The site is interactive, entertaining and informative. The image of the city itself will provide a sense of the current conditions of the city. If it is raining outside, it will be raining on the site. Airplanes will fly by as if the site is living. People will enjoy exploring the site and seeing not only news updates, but community involvement as well. The site can still be sponsored by advertisers on billboards throughout the city. In order to give the interface a much more interactive feel, the site will be comprised of computer graphics/animation. This may also attract a younger audience as well as adults.

Collaborative Portal
This will be an element of the interface which creates an environment where people can work on stories together. Users can provide different elements (pictures, videos, text) to a single story which will be rated or commented on by the community and then posted to the front page or inside different pertaining overlays. This element should meld seamlessly into our inteface and be reachable through most screens. This would also facilitate new sources to come forward on new stories and add to a developing story though comments or other interactions. Moderation of user based content would come with the ability to "blam" bad or incorrect articles from appearing on the site and elevate better stories to a correct place on the main site, similar to Newground's method.
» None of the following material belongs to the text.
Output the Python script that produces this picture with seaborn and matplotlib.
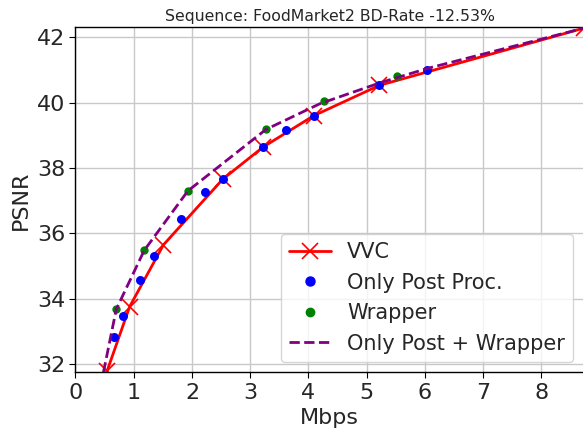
import numpy as np
import pandas as pd
import matplotlib
matplotlib.use("Agg")
import matplotlib.pyplot as plt
import seaborn as sns

# rate (Mbps) / PSNR points
vvc_rate = [0.54, 0.93, 1.51, 2.53, 3.22, 4.09, 5.22, 8.73]
vvc_psnr = [31.78, 33.76, 35.65, 37.66, 38.64, 39.60, 40.53, 42.28]

post_rate = [0.66, 0.81, 1.11, 1.35, 1.82, 2.22, 2.54, 3.22, 3.62, 4.09, 5.22, 6.04]
post_psnr = [32.83, 33.47, 34.56, 35.32, 36.43, 37.26, 37.67, 38.64, 39.17, 39.60, 40.53, 40.99]

wrap_rate = [0.70, 1.18, 1.93, 3.27, 4.27, 5.52]
wrap_psnr = [33.68, 35.48, 37.30, 39.18, 40.05, 40.83]

both_rate = [0.48, 0.70, 1.18, 1.93, 3.27, 4.20, 5.25, 6.05, 8.73]
both_psnr = [31.75, 33.68, 35.48, 37.30, 39.18, 39.97, 40.62, 41.05, 42.28]

sns.set_style("whitegrid")
plt.rcParams['font.family'] = ['DejaVu Sans']

fig = plt.figure(figsize=(5.83, 4.36), dpi=100)
ax = fig.add_axes([0.1295, 0.146, 0.872, 0.791])

sns.lineplot(x=vvc_rate, y=vvc_psnr, color='red', marker='x', markersize=12,
             markeredgewidth=1.2, markeredgecolor='red', linewidth=2,
             sort=False, ax=ax, zorder=2)
sns.scatterplot(x=post_rate, y=post_psnr, color='blue', s=42, linewidth=0,
                ax=ax, zorder=3)
sns.scatterplot(x=wrap_rate, y=wrap_psnr, color='green', s=36, linewidth=0,
                ax=ax, zorder=3)
sns.lineplot(x=both_rate, y=both_psnr, color='purple', linestyle='--',
             linewidth=2, sort=False, ax=ax, zorder=4)

ax.set_xlim(0, 8.73)
ax.set_ylim(31.75, 42.30)
ax.set_xticks(range(0, 9))
ax.set_yticks([32, 34, 36, 38, 40, 42])
ax.tick_params(axis='both', labelsize=16, length=4, color='black', left=True, bottom=True)
ax.grid(True, color='#c8c8c8', linewidth=1)
for s in ax.spines.values():
    s.set_color('black')
    s.set_linewidth(1)

ax.set_xlabel("Mbps", fontsize=16)
ax.set_ylabel("PSNR", fontsize=16)
ax.set_title("Sequence: FoodMarket2 BD-Rate -12.53%", fontsize=11.3, pad=5)

h = [
    plt.Line2D([], [], color='red', marker='x', markersize=12, markeredgewidth=1.2, linewidth=2),
    plt.Line2D([], [], color='blue', marker='o', linestyle='', markersize=6.5),
    plt.Line2D([], [], color='green', marker='o', linestyle='', markersize=6),
    plt.Line2D([], [], color='purple', linestyle='--', linewidth=2),
]
ax.legend(h, ["VVC", "Only Post Proc.", "Wrapper", "Only Post + Wrapper"],
          loc='lower right', fontsize=15, frameon=True, framealpha=0.8)

fig.savefig("out.png", dpi=100)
Reasons Why "In Your Face Interface" Will Work:
1.) As media consumers, people want to know what stories will impact them the most. This service will deliver that information to users in an innovative, efficient and stimulating interface.
2.) Users would be able to see what news stories will impact them the most, due to their geographic proximity. The website would strengthen neighborly bonds through heightened community awarness.
3.) Through navigating the city's landscape the user will become engaged in the news.
4.) The "news" will consist of more than just hard news stories...but will keep a community tied together with what's news to them.